737 MAX crashing and killing people due to slapped-together flight control integration.
737 MAX having windows blow out due to sheer manufacturing incompetence.
KC-46 deliveries being rejected due to literal tools being found in fuel tanks.
Boeing HAD an over 100 year history of delivering. You can build a thousand bridges. No one's calling you a bridgebuilder after you shag just one sheep.
My experience was less good. Starlink suffered from intermittent outages, and enough bitrate jitter to make video calling a distraction. Latency was good but still higher than advertised, and the average download speed felt noticeably slower than wired broadband. It wasn't uncommon to see 50% dropped packets while playing a game or watching live content, which is more than I saw with Hughesnet.

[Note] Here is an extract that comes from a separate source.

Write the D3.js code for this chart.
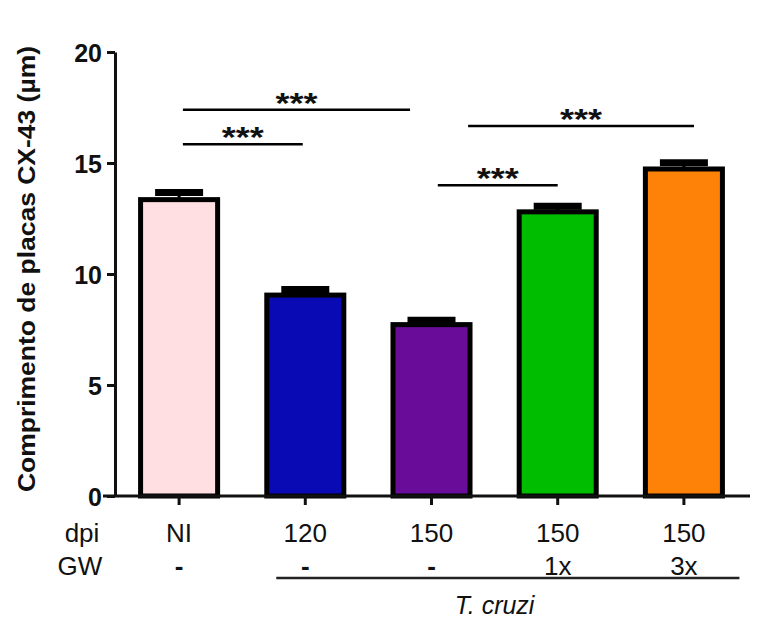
<!DOCTYPE html>
<html>
<head>
<meta charset="utf-8">
<script src="https://cdn.jsdelivr.net/npm/d3@7"></script>
<style>
  body { margin: 0; background: #fff; }
  text { font-family: "Liberation Sans", Arial, sans-serif; fill: #111; }
</style>
</head>
<body>
<svg id="mainFrame"></svg>
<script>
const groups = ['NI', '120', '150', '150 1x', '150 3x'];
const dpiLabels = ['NI', '120', '150', '150', '150'];
const gwLabels = ['-', '-', '-', '1x', '3x'];
const means = [13.35, 9.05, 7.72, 12.8, 14.73];
const sems = [0.32, 0.25, 0.2, 0.25, 0.28];
const barColors = ['#ffdfe1', '#0a0ab4', '#6a0c9a', '#00bd00', '#ff8208'];
const yTicks = [0, 5, 10, 15, 20];
// significance bars: positions in category units, height in axis units
const comparisons = [
    { from: 0.03, to: 1.83, level: 17.4 },
    { from: 0.03, to: 0.98, level: 15.85 },
    { from: 2.05, to: 3.0, level: 14.0 },
    { from: 2.29, to: 4.08, level: 16.67 }
];

const width = 758, height = 624;
const svg = d3.select('#mainFrame')
    .attr('width', width)
    .attr('height', height);

const x = d3.scaleBand()
    .domain(groups)
    .range([116, 747])
    .paddingInner(0.35)
    .paddingOuter(0.175);

const y = d3.scaleLinear()
    .domain([0, 20])
    .range([496, 52]);

const cx = d => x(d) + x.bandwidth() / 2;
const idx = d3.scaleLinear().domain([0, 4]).range([cx(groups[0]), cx(groups[4])]);

// bars
const bars = svg.append('g');
bars.selectAll('rect')
    .data(groups)
    .join('rect')
    .attr('x', d => x(d) + 2.5)
    .attr('y', (d, i) => y(means[i]))
    .attr('width', x.bandwidth() - 5)
    .attr('height', (d, i) => y(0) - y(means[i]))
    .attr('fill', (d, i) => barColors[i])
    .attr('stroke', '#000')
    .attr('stroke-width', 5);

// error bars (upper half only)
const err = svg.append('g').attr('stroke', '#000');
err.selectAll('line.v')
    .data(groups)
    .join('line')
    .attr('class', 'v')
    .attr('x1', d => cx(d)).attr('x2', d => cx(d))
    .attr('y1', (d, i) => y(means[i]))
    .attr('y2', (d, i) => y(means[i] + sems[i]))
    .attr('stroke-width', 3);
err.selectAll('line.cap')
    .data(groups)
    .join('line')
    .attr('class', 'cap')
    .attr('x1', d => cx(d) - 24).attr('x2', d => cx(d) + 24)
    .attr('y1', (d, i) => y(means[i] + sems[i]))
    .attr('y2', (d, i) => y(means[i] + sems[i]))
    .attr('stroke-width', 7);

// y axis
const yAxis = svg.append('g')
    .attr('transform', `translate(${115},0)`)
    .call(d3.axisLeft(y).tickValues(yTicks).tickSize(8).tickPadding(5).tickSizeOuter(0));
yAxis.select('.domain').attr('stroke', '#111').attr('stroke-width', 3);
yAxis.selectAll('.tick line').attr('stroke', '#111').attr('stroke-width', 3);
yAxis.selectAll('.tick text')
    .attr('font-family', '"Liberation Sans", Arial, sans-serif')
    .attr('font-size', 25)
    .attr('font-weight', 'bold')
    .attr('fill', '#111')
    .attr('dy', '0.36em');

// x axis
svg.append('line')
    .attr('x1', 103).attr('x2', 750)
    .attr('y1', y(0)).attr('y2', y(0))
    .attr('stroke', '#111').attr('stroke-width', 3);
svg.append('g').selectAll('line')
    .data(groups)
    .join('line')
    .attr('x1', d => cx(d)).attr('x2', d => cx(d))
    .attr('y1', y(0)).attr('y2', y(0) + 9)
    .attr('stroke', '#111').attr('stroke-width', 3);

// y label
svg.append('text')
    .attr('transform', 'translate(35,269) rotate(-90)')
    .attr('text-anchor', 'middle')
    .attr('font-size', 24)
    .attr('font-weight', 'bold')
    .attr('textLength', 446)
    .attr('lengthAdjust', 'spacingAndGlyphs')
    .text('Comprimento de placas CX-43 (µm)');

// category rows
const rows = svg.append('g').attr('font-size', 26).attr('text-anchor', 'middle');
rows.append('text').attr('x', 82).attr('y', 542).text('dpi');
rows.append('text').attr('x', 80).attr('y', 575).text('GW');
rows.selectAll('text.dpi')
    .data(groups)
    .join('text')
    .attr('class', 'dpi')
    .attr('x', d => cx(d))
    .attr('y', 542)
    .text((d, i) => dpiLabels[i]);
rows.selectAll('text.gw')
    .data(groups)
    .join('text')
    .attr('class', 'gw')
    .attr('x', d => cx(d))
    .attr('y', 575)
    .attr('font-weight', (d, i) => gwLabels[i] === '-' ? 'bold' : 'normal')
    .text((d, i) => gwLabels[i]);

// T. cruzi bracket
svg.append('line')
    .attr('x1', idx(0.77)).attr('x2', idx(4.44))
    .attr('y1', 578).attr('y2', 578)
    .attr('stroke', '#222').attr('stroke-width', 2.5);
svg.append('text')
    .attr('x', idx(2.5))
    .attr('y', 614)
    .attr('text-anchor', 'middle')
    .attr('font-size', 25)
    .attr('font-style', 'italic')
    .text('T. cruzi');

// significance
const sig = svg.append('g');
sig.selectAll('line')
    .data(comparisons)
    .join('line')
    .attr('x1', d => idx(d.from)).attr('x2', d => idx(d.to))
    .attr('y1', d => y(d.level)).attr('y2', d => y(d.level))
    .attr('stroke', '#000').attr('stroke-width', 2.5);
sig.selectAll('text')
    .data(comparisons)
    .join('text')
    .attr('x', d => (idx(d.from) + idx(d.to)) / 2)
    .attr('y', d => y(d.level) + 3)
    .attr('text-anchor', 'middle')
    .attr('font-size', 30)
    .attr('font-weight', 'bold')
    .attr('textLength', 42)
    .attr('lengthAdjust', 'spacingAndGlyphs')
    .text('***');
</script>
</body>
</html>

It's preferable to 3G or being stranded in the woods, but there are definitely points where I wondered if a 4G LTE hotspot would have been faster for home internet.
Is satellite internet advertised as being more capable than a 4G LTE hotspot?
From my understanding, physics would not allow that (for a decent, not oversubscribed 4G LTE mobile connection and backhaul). But those parameters exist for satellite internet, too.
I mean anecdotes aren't great for sweeping generalizations. When I'm taking vacation at my sister's ranch teams calls work just fine with my customers, so ones mileage may vary.
It's about growth potential. Boeing has all the excitement of a utility company, just with bigger publicity problems. SpaceX has the potential to forge whole new industries. If you're bullish on space tourism or asteroid mining, SpaceX is the best bet on the table right now.
> China's building two, so that advantage will be fleeting
Monopoly may be fleeting. Advantage, no.
Again, we're looking at a decade plus of SpaceX having a decided advantage in putting mass in orbit. That could mean more capability, more capacity, faster deployment of new technology or even more margin (since you can go cheap on station keeping).
Ah yes. One of them got $2.6B for six flights. The other one got $4.2B for six flights.
One of them flew six flights successfully, got contract extended further to 14 flights for a total of 4.93 billion. They also flew other paying customers seven times.
In that time, the second one flew once with astronauts, and had so many problems that they ended up coming home on the first guy's spacecraft.